When its humid and unseasonably warm this can also assist in increasing the danger of high water and floods in Venice. During the third week of November this year, with the temperatures dipping below zero at night and without any humidity the water levels dropped down to as low as minus 0.70 M at low tide. In fact, the tide was so low you could almost walk to Venice across the exposed sand banks and marshes of lagoon from the mainland.

The last and probably the least important of the factors that can play a role in the high water and floods of Venice is rain. In the old days, when many major rivers flowed into the lagoon this factor would have played a more major role in the floods of Venice. But, nowadays, with these rivers redirected away from the lagoon, rain and precipitation play a minor role in the floods of Venice.

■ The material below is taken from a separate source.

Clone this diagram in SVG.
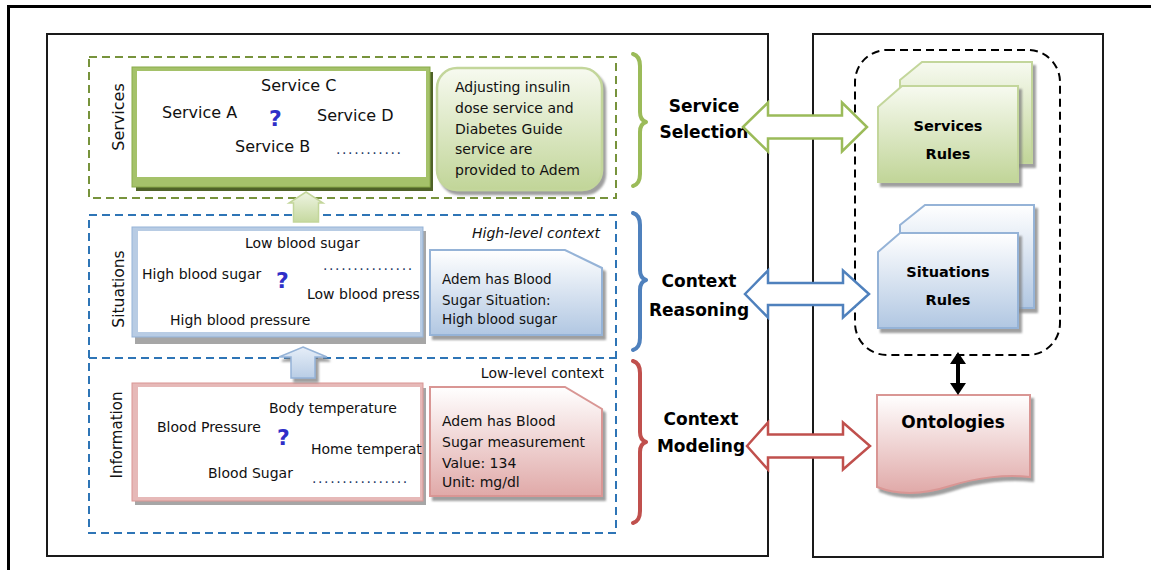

The city has always suffered from the problem of high water ‘acqua alta' however the threat of flooding has increased greatly over the years(in the past it would happen once every 3 to 4 years.) It is determined by a series of meteorological and man made factors.

Following a bad flood, the Doge Pietro Ziani had actually proposed moving citizens to Constantinople, conquered by Venice in 1204. The problem continued and in 1505 the Serenissima republic decided to set up a new council called the ‘Magistrato alle Acque' to look into water levels and movement. However it was not until 1867 that a system of registration of water levels was introduced.

Up until now the inside of the basilica has been saved from flooding by the six steps that elevate the portal by one metre above the level of the piazza. But even below this level is a threat as not even advanced technology can make the foundations waterproof forever. Added to this danger is the continual passage of tourists. The most delicate parts of the pavement are protected by thick carpets of synthetic material.

However initially the caretaker of the basilica wanted only precious wool and silk with gold and silver thread which he considered deign for the basilica. Such material would have been unsuitable as it wouldn't have supported both the damp and over use, whilst it would cause dust and encourage cockroaches.

The system of walkways (‘passarelle') used around Venice allow passage up until 120 cm of high water. The ‘Centro previsioni maree' warns the population usually 3-4 hours before high water is expected by setting off the 16 sirens found around the city and the islands. When the water exceeds the 120 cm level pretty much the majority of Venice would be underwater.

The system to stop high water is called MOSè after the prophet who told the people he would save them from the impeding sea. It is a very much debated project to install barriers at the 3-inlets that unite the sea to the lagoon, in order to maintain the lagoon's water level lower than that of the Adriatic sea. St Mark's will be raised by 25cms, around 150 manholes will be closed and a waterproof girdle will be placed under the square.

This multi-billion dollar project is not welcome by the majority of Venetians and Italians, as the sheer expense for a project that feel is not guaranteed to work seems a folly to them. But, until another solution is found the flood barriers seem to be the last hope for Venice.